Barbara Kosmala

Orientation and Alignment Control of Microphase-Separated PS-b-PDMS Substrate Patterns via Polymer Brush Chemistry

Block copolymer (BCP) microphase separation at substrate surfaces might enable the generation of substrate features in a scalable, bottom-up fashion, provided that the pattern structure, orientation, and alignment can be strictly controlled. The PS-b-PDMS (polystyrene-b-polydimethylsiloxane) system is attractive because it can form small features and the two blocks can be readily differentiated during pattern transfer. However, PS-b-PDMS offers a considerable challenge, because of the chemical differences in the blocks, which leads to poor surface wetting, poor pattern orientation control, and structural instabilities. These challenges are considerably greater when line patterns must be created, and this is the focus of the current work. Here, we report controlled pattern formation in cylinder-forming PS-b-PDMS by anchoring different types of hydroxyl-terminated homopolymer and random copolymer brushes on planar and topographically patterned silicon substrates for the fabrication of nanoscale templates. It is demonstrated that non-PDMS-OH-containing brushes may be used, which offers an advantage for substrate feature formation. To demonstrate the three-dimensional (3-D) film structure and show the potential of this system toward applications such as structure generation, the PDMS patterns were transferred to the underlying substrate to fabricate nanoscale features with a feature size of ~14 nm.
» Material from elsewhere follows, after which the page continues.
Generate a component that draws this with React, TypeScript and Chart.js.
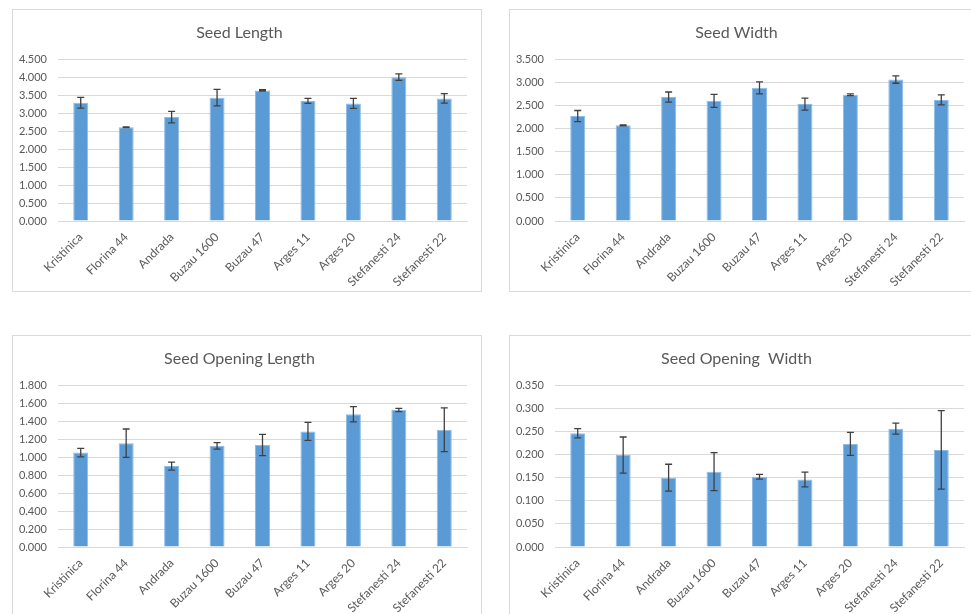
import React, { useEffect, useRef } from "react";
import { Chart, registerables } from "chart.js";

Chart.register(...registerables);

const categories = [
  "Kristinica",
  "Florina 44",
  "Andrada",
  "Buzau 1600",
  "Buzau 47",
  "Arges 11",
  "Arges 20",
  "Stefanesti 24",
  "Stefanesti 22",
];

const seedLength = [3.29, 2.61, 2.89, 3.43, 3.63, 3.34, 3.27, 4.0, 3.41];
const seedLengthErr = [0.15, 0.01, 0.16, 0.23, 0.02, 0.07, 0.14, 0.09, 0.13];

const seedWidth = [2.27, 2.07, 2.68, 2.6, 2.88, 2.53, 2.73, 3.06, 2.62];
const seedWidthErr = [0.12, 0.01, 0.11, 0.14, 0.13, 0.13, 0.02, 0.08, 0.11];

const openingLength = [1.05, 1.155, 0.9, 1.125, 1.135, 1.286, 1.477, 1.525, 1.305];
const openingLengthErr = [0.048, 0.158, 0.044, 0.036, 0.118, 0.1, 0.085, 0.018, 0.243];

const openingWidth = [0.246, 0.199, 0.15, 0.163, 0.152, 0.146, 0.223, 0.256, 0.21];
const openingWidthErr = [0.01, 0.039, 0.029, 0.041, 0.005, 0.016, 0.025, 0.012, 0.085];

const titles = ["Seed Length", "Seed Width", "Seed Opening Length", "Seed Opening  Width"];
const yMax = [4.5, 3.5, 1.8, 0.35];
const yStep = [0.5, 0.5, 0.2, 0.05];

const errorBarPlugin = {
  id: "errorBars",
  afterDatasetsDraw(chart: any) {
    const errs: number[] = chart.options.plugins.errorBars?.errors || [];
    const meta = chart.getDatasetMeta(0);
    const ys = chart.scales.y;
    const vals = chart.data.datasets[0].data as number[];
    const ctx = chart.ctx;
    ctx.save();
    ctx.strokeStyle = "#404040";
    ctx.lineWidth = 1.3;
    meta.data.forEach((bar: any, i: number) => {
      const x = bar.x;
      const top = ys.getPixelForValue(vals[i] + errs[i]);
      const bot = ys.getPixelForValue(vals[i] - errs[i]);
      ctx.beginPath();
      ctx.moveTo(x, top);
      ctx.lineTo(x, bot);
      ctx.moveTo(x - 3.5, top);
      ctx.lineTo(x + 3.5, top);
      ctx.moveTo(x - 3.5, bot);
      ctx.lineTo(x + 3.5, bot);
      ctx.stroke();
    });
    ctx.restore();
  },
};

function Panel(props: {
  idx: number;
  values: number[];
  errors: number[];
  left: number;
  top: number;
}) {
  const ref = useRef<HTMLCanvasElement | null>(null);
  const { idx, values, errors } = props;
  useEffect(() => {
    if (!ref.current) return;
    const chart = new Chart(ref.current, {
      type: "bar",
      data: {
        labels: categories,
        datasets: [
          {
            data: values,
            backgroundColor: "#5B9BD5",
            borderColor: "#8DBBE6",
            borderWidth: 1,
            barPercentage: 0.33,
            categoryPercentage: 1,
          },
        ],
      },
      options: {
        responsive: false,
        animation: false,
        devicePixelRatio: 1,
        layout: { padding: { left: 0, right: 15, top: 0, bottom: 0 } },
        plugins: {
          legend: { display: false },
          tooltip: { enabled: false },
          title: {
            display: true,
            text: titles[idx],
            color: "#595959",
            font: { family: "Lato", size: 16, weight: "normal" },
            padding: { top: 14, bottom: 17 },
          },
          errorBars: { errors },
        } as any,
        scales: {
          x: {
            grid: { display: false, drawTicks: false },
            border: { color: "#d9d9d9" },
            ticks: {
              color: "#595959",
              font: { family: "Lato", size: 12 },
              minRotation: 45,
              maxRotation: 45,
              padding: 9,
              autoSkip: false,
            },
            afterFit: (s: any) => {
              s.height = 71;
            },
          },
          y: {
            min: 0,
            max: yMax[idx],
            grid: { color: "#d9d9d9", drawTicks: false },
            border: { display: false },
            ticks: {
              stepSize: yStep[idx],
              color: "#595959",
              font: { family: "Lato", size: 11 },
              padding: 11,
              callback: (v: any) => Number(v).toFixed(3),
            },
            afterFit: (s: any) => {
              s.width = 46;
            },
          },
        },
      },
      plugins: [errorBarPlugin],
    });
    return () => chart.destroy();
  }, []);
  return (
    <div
      style={{
        position: "absolute",
        left: props.left,
        top: props.top,
        width: 470,
        height: 283,
        border: "1px solid #d9d9d9",
        boxSizing: "border-box",
        background: "#fff",
      }}
    >
      <canvas ref={ref} width={470} height={283} style={{ position: "absolute", left: -1, top: -1 }} />
    </div>
  );
}

export default function App() {
  return (
    <div
      style={{
        position: "fixed",
        left: 0,
        top: 0,
        width: 971,
        height: 614,
        overflow: "hidden",
        background: "#fff",
      }}
    >
      <Panel idx={0} values={seedLength} errors={seedLengthErr} left={12} top={9} />
      <Panel idx={1} values={seedWidth} errors={seedWidthErr} left={509} top={9} />
      <Panel idx={2} values={openingLength} errors={openingLengthErr} left={12} top={335} />
      <Panel idx={3} values={openingWidth} errors={openingWidthErr} left={509} top={335} />
    </div>
  );
}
Polystyrene-Polymethylmethacrylate Block Copolymers for Lithographically Assisted Bottom-Up Assembly of Nanostructures

Polystyrene-polymethylmethacrylate (PS-PMMA) block copolymers are well known to exhibit microphase separation to form a series of regular structures with local periodic arrangements of the blocks. By developing films of PS-PMMA within topographically patterned silicon (100) substrates (with photolithographically defined rectangular channels of depth 60 nm and widths 166 – 433 nm) these irregular arrangements form highly periodic structures where the features are parallel to the side walls of the channels. However, the use of silicon substrates leads to problems in processing of these films. PS-PMMA does not wet the surface, and this results in island formation on flat substrates. On channel etched substrates this phenomena ensures that the thickness of the films is irregular and poorly defined alignment is seen. Detailed considerations of this polymer system suggest that feature sizes below 25 nm are not realisable. The results suggest other copolymer systems should be studied.